THE NIFTY AND SENSEX BULL RUN – REASONS AND PROSPECTS


Source: Finblab

It’s not been a long time when we saw Sensex, the index of BSE touches the 46,000 benchmark level on 9th December 2020. Nifty 50, index of NSE also touched 13,000 levels in December. These figures would seem astonishing to someone in March when markets crashed drastically due to global economies shutting down attributable to the deadly Coronavirus. This offers us a reason to ponder over what’s happening within the world that makes the markets so optimistic.

With no stopping the bull, Sensex crosses 46,000 amid record FPI flows |  Business Standard News
Source: Business Standard

The main reason behind this bull run is that the foreign investment inflows into India. Net Foreign Direct Investment into India has crossed Rs. 1.42 lakh crores in 2020 compared to Rs. 1.36 lakh crore in 2019 (figures as stated in a report by Live Mint). In a recent interview, RBI governor Mr. Shaktikanta Das had said that foreign investors are attracted by India’s growth prospects and there’s no harm in the markets soaring at unprecedented heights. Also, India has many undervalued stocks and there is so much potential for development in the country. The government of India acted responsibly and announced several fiscal stimulus packages which have contributed to amplified business confidence and reduced uncertainty amongst the Indian firms. 

FII inflows cross Rs 50,000 crore in November; turn net positive for 2020 -  cnbctv18.com
Source: CNBC TV18

In the recent monetary policy announced by the Reserve Bank of India on 4th December 2020, the decision to maintain the status-quo on repo rates made the markets roar. The RBI also said the real GDP growth for H2 is anticipated to be positive. According to the statements released, real growth for 2021 is projected at -7.5% which incorporates an expected 0.1% growth rate in Q3 and 0.7% growth rate in Q4. For Q2 the GDP contracted by 7.5% which was less than the projected contraction for the quarter. Macroeconomic concerns such as aggregate demand and profit margins have been rising in both the rural and urban sectors. Manufacturing firms have seen a lift as the economy unlocks in a full-phased manner. This can be a bit of positive news for the migrant labourers who have been gradually returning to work. 

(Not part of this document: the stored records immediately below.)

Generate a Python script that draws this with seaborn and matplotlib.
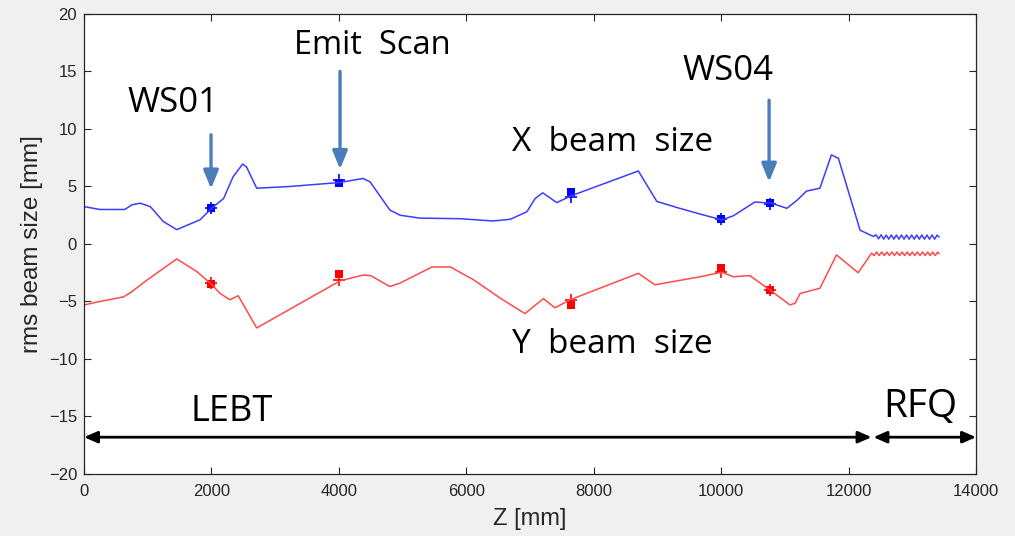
import numpy as np
import pandas as pd
import matplotlib
matplotlib.use("Agg")
import matplotlib.pyplot as plt
import seaborn as sns

# ---- data ----
z_x = [0, 250, 640, 750, 880, 1040, 1245, 1455, 1820, 2000, 2190, 2340, 2490, 2550,
       2710, 3230, 4020, 4380, 4490, 4800, 4960, 5270, 5900, 6420, 6690, 6950, 7080,
       7200, 7420, 7650, 8700, 8990, 9350, 9670, 10010, 10190, 10530, 10790, 11030,
       11190, 11340, 11550, 11730, 11840, 12180, 12390,
       12430, 12470, 12510, 12550, 12590, 12630, 12670, 12710, 12750, 12790, 12830,
       12870, 12910, 12950, 12990, 13030, 13070, 13110, 13150, 13190, 13230, 13270,
       13310, 13350, 13390, 13420]
x_size = [3.25, 3.0, 3.0, 3.4, 3.55, 3.25, 1.95, 1.25, 2.1, 3.1, 3.95, 5.85, 6.95, 6.7,
          4.85, 5.0, 5.35, 5.7, 5.4, 2.95, 2.5, 2.25, 2.2, 2.0, 2.15, 2.8, 3.95,
          4.45, 3.6, 4.2, 6.35, 3.7, 3.1, 2.6, 2.1, 2.45, 3.65, 3.55, 3.1,
          3.8, 4.6, 4.85, 7.75, 7.45, 1.2, 0.65,
          0.8, 0.45, 0.8, 0.42, 0.78, 0.42, 0.78, 0.42, 0.78, 0.42, 0.78,
          0.42, 0.78, 0.42, 0.78, 0.42, 0.78, 0.42, 0.78, 0.42, 0.78, 0.42,
          0.78, 0.42, 0.78, 0.6]

z_y = [0, 250, 620, 750, 985, 1455, 1770, 2000, 2135, 2290, 2420, 2710, 4020, 4380,
       4500, 4800, 4960, 5460, 5750, 6110, 6530, 6920, 7210, 7390, 7630, 8700, 8960,
       9670, 10010, 10190, 10450, 10790, 11080, 11160, 11240, 11550, 11810, 12150, 12360,
       12400, 12440, 12480, 12520, 12560, 12600, 12640, 12680, 12720, 12760, 12800,
       12840, 12880, 12920, 12960, 13000, 13040, 13080, 13120, 13160, 13200, 13240,
       13280, 13320, 13360, 13400, 13420]
y_size = [-5.3, -5.0, -4.6, -4.15, -3.15, -1.3, -2.4, -3.5, -4.3, -4.85, -4.5, -7.3, -3.2, -2.7,
          -2.75, -3.7, -3.4, -2.0, -2.0, -3.1, -4.7, -6.05, -4.75, -5.55, -4.85, -2.55, -3.55,
          -2.85, -2.45, -2.85, -2.75, -4.1, -5.3, -5.15, -4.3, -3.85, -0.95, -2.5, -0.8,
          -1.0, -0.7, -1.0, -0.7, -1.0, -0.7, -1.0, -0.7, -1.0, -0.7, -1.0,
          -0.7, -1.0, -0.7, -1.0, -0.7, -1.0, -0.7, -1.0, -0.7, -1.0, -0.7,
          -1.0, -0.7, -1.0, -0.7, -0.85]

# measurement points (squares) and simulated points (plus)
z_meas = [2000, 4000, 7650, 10000, 10770]
x_meas = [3.1, 5.3, 4.5, 2.2, 3.6]
x_sim = [3.1, 5.6, 4.1, 2.2, 3.5]
y_meas = [-3.5, -2.6, -5.3, -2.1, -4.0]
y_sim = [-3.4, -3.1, -4.9, -2.4, -4.0]

x_ticks = [0, 2000, 4000, 6000, 8000, 10000, 12000, 14000]
y_ticks = [-20, -15, -10, -5, 0, 5, 10, 15, 20]

# ---- style ----
sns.set_style("ticks")
plt.rcParams['font.family'] = ['Liberation Sans', 'DejaVu Sans']

fig = plt.figure(figsize=(10.15, 5.36), dpi=100, facecolor='#f0f0f0')
ax = fig.add_axes([0.0828, 0.1157, 0.8788, 0.8582])
ax.set_facecolor('white')

dfx = pd.DataFrame({'z': z_x, 'v': x_size})
dfy = pd.DataFrame({'z': z_y, 'v': y_size})
sns.lineplot(data=dfx, x='z', y='v', ax=ax, color='#3c3cff', lw=1.1, sort=False)
sns.lineplot(data=dfy, x='z', y='v', ax=ax, color='#ff4a4a', lw=1.1, sort=False)

dm = pd.DataFrame({'z': z_meas, 'xm': x_meas, 'xs': x_sim, 'ym': y_meas, 'ys': y_sim})
sns.scatterplot(data=dm, x='z', y='xm', ax=ax, marker='s', s=28, color='#0000ff', linewidth=0)
sns.scatterplot(data=dm, x='z', y='xs', ax=ax, marker='+', s=70, color='#0000ff', linewidth=1.2)
sns.scatterplot(data=dm, x='z', y='ym', ax=ax, marker='s', s=28, color='#ff0000', linewidth=0)
sns.scatterplot(data=dm, x='z', y='ys', ax=ax, marker='+', s=70, color='#ff0000', linewidth=1.2)

ax.set_xlim(0, 14000)
ax.set_ylim(-20, 20)
ax.set_xticks(x_ticks)
ax.set_yticks(y_ticks)
ax.tick_params(direction='in', length=5, width=0.8, top=True, right=True,
               labelsize=12, labelcolor='#262626', color='#262626')
ax.tick_params(axis='x', pad=7)
ax.tick_params(axis='y', pad=5)
for s in ax.spines.values():
    s.set_visible(True)
    s.set_color('#262626')
    s.set_linewidth(0.9)
ax.set_xlabel('Z [mm]', fontsize=17, color='#262626', labelpad=7)
ax.set_ylabel('rms beam size [mm]', fontsize=17.5, color='#262626', labelpad=4)

# annotations
tf = dict(family=['Open Sans', 'DejaVu Sans'], color='black', ha='center', va='center')
ax.text(1400, 12.3, 'WS01', fontsize=25, **tf)
ax.text(4520, 17.3, 'Emit  Scan', fontsize=23.5, **tf)
ax.text(10110, 15.0, 'WS04', fontsize=25, **tf)
ax.text(8290, 8.85, 'X  beam  size', fontsize=24, **tf)
ax.text(8290, -8.7, 'Y  beam  size', fontsize=24, **tf)
ax.text(2320, -14.6, 'LEBT', fontsize=26, **tf)
ax.text(13120, -14.2, 'RFQ', fontsize=28, **tf)

acol = '#4a7ebb'
aprops = dict(arrowstyle='-|>,head_length=1.1,head_width=0.45', color=acol, lw=2.4,
              shrinkA=0, shrinkB=0)
ax.annotate('', xy=(1993, 4.8), xytext=(1993, 9.5), arrowprops=aprops)
ax.annotate('', xy=(4018, 6.5), xytext=(4018, 15.0), arrowprops=aprops)
ax.annotate('', xy=(10752, 5.4), xytext=(10752, 12.5), arrowprops=aprops)

bprops = dict(arrowstyle='<|-|>,head_length=0.8,head_width=0.35', color='black', lw=2.0,
              shrinkA=0, shrinkB=0)
ax.annotate('', xy=(0, -16.8), xytext=(12360, -16.8), arrowprops=bprops, annotation_clip=False)
ax.annotate('', xy=(12390, -16.8), xytext=(14000, -16.8), arrowprops=bprops, annotation_clip=False)

fig.savefig('out.png', dpi=100, facecolor=fig.get_facecolor())
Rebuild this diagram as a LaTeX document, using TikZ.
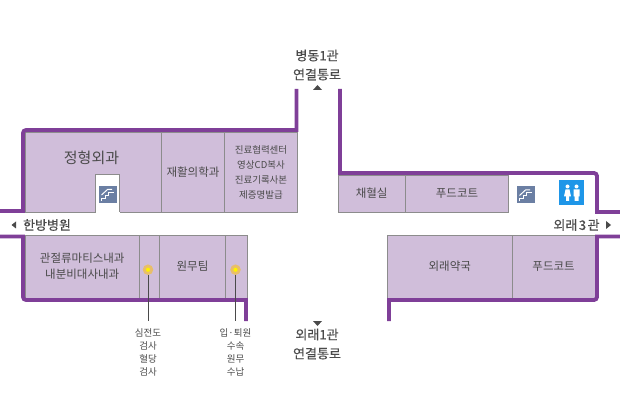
\documentclass[tikz,border=0pt]{standalone}
\usepackage{fontspec}
\setmainfont{Noto Sans CJK KR}
\newfontfamily\heavykr[FakeBold=0.35]{Noto Sans CJK KR}
\usetikzlibrary{positioning}
\definecolor{wallpurple}{HTML}{7F3F98}
\definecolor{roomfill}{HTML}{D0BEDA}
\definecolor{roomline}{HTML}{8C8C8C}
\definecolor{stairblue}{HTML}{6B7FA3}
\definecolor{wcblue}{HTML}{1E96E8}
\definecolor{labelgray}{HTML}{4A4A4A}
\definecolor{dothalo}{HTML}{E8BE6A}
\begin{document}
\begin{tikzpicture}[
    x=1pt, y=-1pt,
    room/.style={rectangle, draw=roomline, fill=roomfill, line width=0.8pt, inner sep=0pt, outer sep=0pt, anchor=north west, align=center, text=labelgray, font=\fontsize{11.5}{16}\selectfont},
    smallroom/.style={room, font=\fontsize{9.5}{15}\selectfont},
    wall/.style={draw=wallpurple, line width=3.8pt},
    title/.style={text=labelgray, align=center, inner sep=0pt, font=\heavykr\fontsize{13}{19}\selectfont},
    note/.style={text=labelgray, align=center, inner sep=0pt, font=\fontsize{9.5}{13}\selectfont},
    dot/.style={circle, fill=yellow, draw=dothalo, line width=2.8pt, minimum size=7.5pt, inner sep=0pt},
    leader/.style={draw=labelgray, line width=0.7pt},
    tip/.style={fill=labelgray},
    stairs/.pic={
        \fill[stairblue] (-9,-8.5) rectangle (9,8.5);
        \draw[white, line width=1pt] (-6.5,6.5) -- (-6.5,4) -- (-3,4) -- (-3,1) -- (0.5,1) -- (0.5,-2) -- (6,-2);
        \draw[white, line width=1pt] (-6.5,0.5) -- (-0.5,-5) -- (4,-5);
    }
]
\useasboundingbox (0,0) rectangle (620,411);
% Upper left rooms
\node[room, minimum width=136.5pt, minimum height=80pt] (ortho) at (25,132) {};
\node[room, minimum width=63pt, minimum height=80pt] (rehab) at (161.5,132) {재활의학과};
\node[smallroom, minimum width=73pt, minimum height=80pt] (records) at (224.5,132) {진료협력센터\\영상CD복사\\진료기록사본\\제증명발급};
\node[text=labelgray, inner sep=0pt, font=\fontsize{15}{16}\selectfont] (orthotext) at (91.5,158) {정형외과};
% Stair notch
\fill[white] (95.5,174) rectangle (119.5,213);
\draw[draw=roomline, line width=0.8pt] (95.5,212) -- (95.5,174) -- (119.5,174) -- (119.5,212);
\pic at (108,194.5) {stairs};
% Upper right rooms
\node[room, minimum width=67.3pt, minimum height=37pt] (blood) at (338,175) {채혈실};
\node[room, minimum width=103.4pt, minimum height=37pt] (food1) at (405.3,175) {푸드코트};
\pic at (526,195) {stairs};
% Toilet
\node[rectangle, fill=wcblue, minimum size=25pt, inner sep=0pt] (wc) at (571.5,192.5) {};
\fill[white] (567.5,186.5) circle (2pt) (576.5,186.5) circle (2pt);
\fill[white] (565.5,189.5) -- (569.5,189.5) -- (571,196.5) -- (569,196.5) -- (569,201) -- (566,201) -- (566,196.5) -- (564,196.5) -- cycle;
\fill[white] (573.5,189.5) rectangle (579.5,196.5) (574.5,196) rectangle (578.5,201);
% Lower left rooms
\node[room, minimum width=114.5pt, minimum height=63pt] (rheuma) at (25,235) {관절류마티스내과\\내분비대사내과};
\node[room, minimum width=20pt, minimum height=63pt] (ecg) at (139.5,235) {};
\node[room, minimum width=66pt, minimum height=63pt] (admin) at (159.5,235) {원무팀};
\node[room, minimum width=22pt, minimum height=63pt] (admit) at (225.5,235) {};
% Lower right rooms
\node[room, minimum width=125pt, minimum height=63pt] (pharmacy) at (387.3,235) {외래약국};
\node[room, minimum width=82.7pt, minimum height=63pt] (food2) at (512.3,235) {푸드코트};
% Walls
\draw[wall] (0,211) -- (23,211) [rounded corners=3pt] -- (23,130) [sharp corners] -- (296.5,130) -- (296.5,89);
\draw[wall] (340,89) -- (340,173) [rounded corners=3pt] -- (597,173) [sharp corners] -- (597,212) -- (620,212);
\draw[wall] (0,236.5) -- (23,236.5) [rounded corners=3pt] -- (23,300) [sharp corners] -- (246,300) -- (246,321);
\draw[wall] (620,236.5) -- (597,236.5) [rounded corners=3pt] -- (597,300) [sharp corners] -- (389,300) -- (389,321);
% Dots and leaders
\coordinate (ecgend) at (148,321);
\coordinate (admitend) at (235.5,321);
\node[dot] (ecgdot) at (148,269.7) {};
\node[dot] (admitdot) at (235.5,269.7) {};
\draw[leader] (ecgdot) -- (ecgend);
\draw[leader] (admitdot) -- (admitend);
\node[note, below=7.5pt of ecgend] (ecgnote) {심전도\\검사\\혈당\\검사};
\node[note, below=7.5pt of admitend] (admitnote) {입·퇴원\\수속\\원무\\수납};
% Titles
\node[title] (north) at (317,65) {병동1관\\연결통로};
\node[title] (south) at (317,344) {외래1관\\연결통로};
\node[title] (west) at (47,225) {한방병원};
\node[title] (east) at (576.5,225) {외래\kern1.5pt 3\kern1.5pt 관};
% Direction marks
\fill[tip] (313,90) -- (317.5,85) -- (322,90) -- cycle;
\fill[tip] (313,321) -- (322,321) -- (317.5,326) -- cycle;
\fill[tip] (16,221.5) -- (16,228.5) -- (11.5,225) -- cycle;
\fill[tip] (606,221) -- (606,229) -- (611,225) -- cycle;
\end{tikzpicture}
\end{document}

Stock Markets reflect the emotions of all investors in the most transparent manner. Trade experts have a say that markets shall remain bullish for a year more or less thanks to positive prospects. The economic indicators express the present-day scenario which isn’t welcoming but the economic outlook is what matters in these uncertain circumstances. The government and RBI have collectively tried their best to recover the economy which is positively correlated with the stock exchange rally. 

The upcoming news about the rules to open international travel can act as a boost to the adversely hit – tourism sector. The revival of this sector will further increase the indices and contribute to multi-speed return and a V-shaped recovery in the Indian economy. It’ll also lead to more sectors participating in the market rally. 

Reliance Industries announced the arrival of 5G technology next year which comes as an enormous development for the country and given its reach to usher in global investors like Facebook and Google on-board is a proud moment for India. These resonate with the aim of digitization and globalization for India in the forthcoming years. The recent Burger King IPO was subscribed by over 156 times, shows the craze amongst the people to explore and venture out into new sectors. The stock received a bumper opening at a 92.25% premium. 

Moreover, the news of the vaccine against Covid-19 and also the first dose of Pfizer vaccine administered is what the world wanted to listen to for the longest time. This factor is equally important as the FII’s investments in the market rally. Suddenly the prices of gold and silver went down as gold is considered to be the safest investment by Indians. This shows that uncertainty is reducing and people are ready to take risks and dive into the world of value investing. 

The BSE Small-cap and Mid-cap stocks are performing better than the large-cap stocks. This could be due to turbulent market conditions and also the fact that they attract higher returns as well as possess high risk. The risk-taking appetite of those losing their jobs seems to have increased and mutual funds are keen on investing in mid-caps. 

On 15th December 2020, JP Morgan released a statement forecasting Nifty to 15,500 levels by December 2021. Another brokerage house forecasts Sensex to touch 50,000 by December 2021. Despite the trade experts being positive about the bull run, they still expect a correction of at least 15% in the markets. The explanation being financial year-ending for foreign investors as they ought to close their books by booking profits. The RBI governor continues to be positive and assures that India contains a cushion for sustaining outflows. It encourages companies to cut back dividends i.e. retain the earnings. So we need to be patient for the economy to recover and think of a brilliant long-term way forward for the country.